I have been wanting to watch the movie “Letters to Juliet” for some time now (knowing full well that it would be a tear jerker) and I finally created the opportunity for myself this week – I wasn’t disappointed.
The movie is about an American girl, Sophie, (Amanda Seyfried) on vacation in Italy who finds an unanswered “letter to Juliet” – one of thousands of letters left at the fictional lover’s Verona courtyard, which are typically answered by a the “secretaries of Juliet”. The letter, written by Claire (Vanessa Redgrave) 50 years earlier drives Sophie to respond on behalf of Juliet and this triggers a quest to find the two lost lovers referenced in the letter.
Apart for being a moving story about lost love, the movie also brings to light something that many of us have probably spent much energy and time contemplating, – “What if?”
In the movie Sophie writes: –
“What” and “If” are two words as non-threatening as words can be.
But put them together side-by-side and they have the power to haunt you for the rest of your life:
“What if?”, “What if?”, “What if?”
How many times have you spent time wondering “What if?” “What if I hadn’t left that job?”, “What if I hadn’t started that business?”, “What if I hadn’t left that relationship?”, “What if I lose my job?”, “What if she leaves me?” and so on.
Research outlined in the Harvard Gazette late last year by Harvard University psychologists Matthew A. Killingsworth and Daniel T. Gilbert, found that “A human mind is a wandering mind, and a wandering mind is an unhappy mind.”
Killingsworth and Gilbert also found that nearly 50% of our time is spent thinking about something other than what we are doing and that “while the ability to think about what is not happening appears to be a cognitive achievement, it comes at an emotional cost.”
Unlike other animals, we spend a lot of time thinking about what isn’t going on around us, contemplating events that happened in the past, experiences that might happen in the future, or may never happen at all. The “What if” distraction, in many instances, is our default mode of operating and is also our downfall.
The “What if’s” we contemplate about the past are usually laced with regret or anger while the “What if’s” we contemplate about the future can be riddled with fear.
During times when we have thoughts that swing from the past to the future and back again, reflecting and imagining, our minds can touch on dozens of ideas a minute. We are either digging in the past reliving negative decisions and experiences or ‘awful-ising’ what could happen in the future. Our emotions become slaves to our thoughts, and in turn we become slaves to our emotions.

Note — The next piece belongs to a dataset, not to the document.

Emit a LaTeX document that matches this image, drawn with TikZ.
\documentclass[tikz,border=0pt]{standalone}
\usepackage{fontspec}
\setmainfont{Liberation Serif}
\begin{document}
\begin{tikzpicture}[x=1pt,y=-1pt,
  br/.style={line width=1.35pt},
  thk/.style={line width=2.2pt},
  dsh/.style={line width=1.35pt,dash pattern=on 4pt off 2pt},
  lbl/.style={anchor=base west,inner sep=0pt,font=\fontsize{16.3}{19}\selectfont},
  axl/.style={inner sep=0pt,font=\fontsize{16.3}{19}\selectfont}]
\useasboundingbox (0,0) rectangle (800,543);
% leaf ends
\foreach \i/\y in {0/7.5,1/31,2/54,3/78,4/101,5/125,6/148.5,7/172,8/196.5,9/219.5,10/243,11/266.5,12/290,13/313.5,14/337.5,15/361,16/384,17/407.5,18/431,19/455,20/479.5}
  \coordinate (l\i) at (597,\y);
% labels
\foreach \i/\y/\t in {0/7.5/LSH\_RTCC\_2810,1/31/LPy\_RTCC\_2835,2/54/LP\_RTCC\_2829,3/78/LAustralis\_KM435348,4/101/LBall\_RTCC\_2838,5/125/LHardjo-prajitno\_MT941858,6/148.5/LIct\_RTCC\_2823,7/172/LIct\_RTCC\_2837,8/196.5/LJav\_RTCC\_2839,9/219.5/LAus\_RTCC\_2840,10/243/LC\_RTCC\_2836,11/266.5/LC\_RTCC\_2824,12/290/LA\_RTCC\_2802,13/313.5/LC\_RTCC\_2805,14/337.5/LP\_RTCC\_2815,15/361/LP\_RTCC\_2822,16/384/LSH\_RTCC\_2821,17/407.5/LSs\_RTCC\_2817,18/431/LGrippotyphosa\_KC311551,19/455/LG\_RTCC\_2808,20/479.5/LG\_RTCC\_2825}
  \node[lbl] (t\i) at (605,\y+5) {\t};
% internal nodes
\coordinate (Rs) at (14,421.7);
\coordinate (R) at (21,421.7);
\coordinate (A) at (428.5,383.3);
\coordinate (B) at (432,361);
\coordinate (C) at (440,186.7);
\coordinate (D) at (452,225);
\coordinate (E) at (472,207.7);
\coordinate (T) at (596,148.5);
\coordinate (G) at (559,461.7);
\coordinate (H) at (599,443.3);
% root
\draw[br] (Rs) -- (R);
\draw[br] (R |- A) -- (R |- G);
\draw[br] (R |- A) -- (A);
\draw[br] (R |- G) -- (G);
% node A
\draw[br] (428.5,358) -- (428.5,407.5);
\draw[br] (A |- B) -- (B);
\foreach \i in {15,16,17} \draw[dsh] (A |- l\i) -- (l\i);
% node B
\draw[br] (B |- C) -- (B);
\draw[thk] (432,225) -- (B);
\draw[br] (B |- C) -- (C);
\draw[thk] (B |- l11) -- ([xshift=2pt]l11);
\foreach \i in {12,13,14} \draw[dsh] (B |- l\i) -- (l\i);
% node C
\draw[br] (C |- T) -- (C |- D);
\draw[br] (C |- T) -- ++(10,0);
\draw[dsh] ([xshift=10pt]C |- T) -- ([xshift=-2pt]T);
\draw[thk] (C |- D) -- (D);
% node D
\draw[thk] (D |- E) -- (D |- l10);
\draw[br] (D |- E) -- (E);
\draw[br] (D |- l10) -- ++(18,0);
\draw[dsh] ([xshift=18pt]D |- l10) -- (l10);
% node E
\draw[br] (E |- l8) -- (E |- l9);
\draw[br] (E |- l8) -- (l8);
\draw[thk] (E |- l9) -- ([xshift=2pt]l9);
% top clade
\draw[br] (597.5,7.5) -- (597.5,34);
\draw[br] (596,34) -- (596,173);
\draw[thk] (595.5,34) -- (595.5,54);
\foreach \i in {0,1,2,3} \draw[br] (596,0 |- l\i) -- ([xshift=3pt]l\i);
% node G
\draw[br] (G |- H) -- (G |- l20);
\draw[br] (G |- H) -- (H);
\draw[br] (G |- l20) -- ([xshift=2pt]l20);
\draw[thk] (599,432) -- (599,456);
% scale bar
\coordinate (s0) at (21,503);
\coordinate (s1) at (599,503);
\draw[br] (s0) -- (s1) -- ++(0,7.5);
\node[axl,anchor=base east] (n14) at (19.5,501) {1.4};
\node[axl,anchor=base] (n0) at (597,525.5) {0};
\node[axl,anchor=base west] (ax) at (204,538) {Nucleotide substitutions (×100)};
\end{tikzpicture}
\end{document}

By far the biggest problem with having thought patterns that swing from the past to the future is that we are never in the present moment. Rarely do we rest in the moment, which is where we need to be to realise our potential.
James Thurber said “Let us not look back in anger, nor forward in fear, but around in awareness.”
Most of us can understand this intellectually, but putting it into practice is another thing all together. It’s a learned behaviour, one that must remain a constant part of our awareness if we hope to be who we want to be.
Like anything, we can choose to keep our minds focused on the present moment. Lately, I realise when I wander away from what I am doing much quicker than I used to. I am more aware now of how my past keeps creating my future and when I am conscious of this I get to make another choice, I get to let go of the past and embrace the now.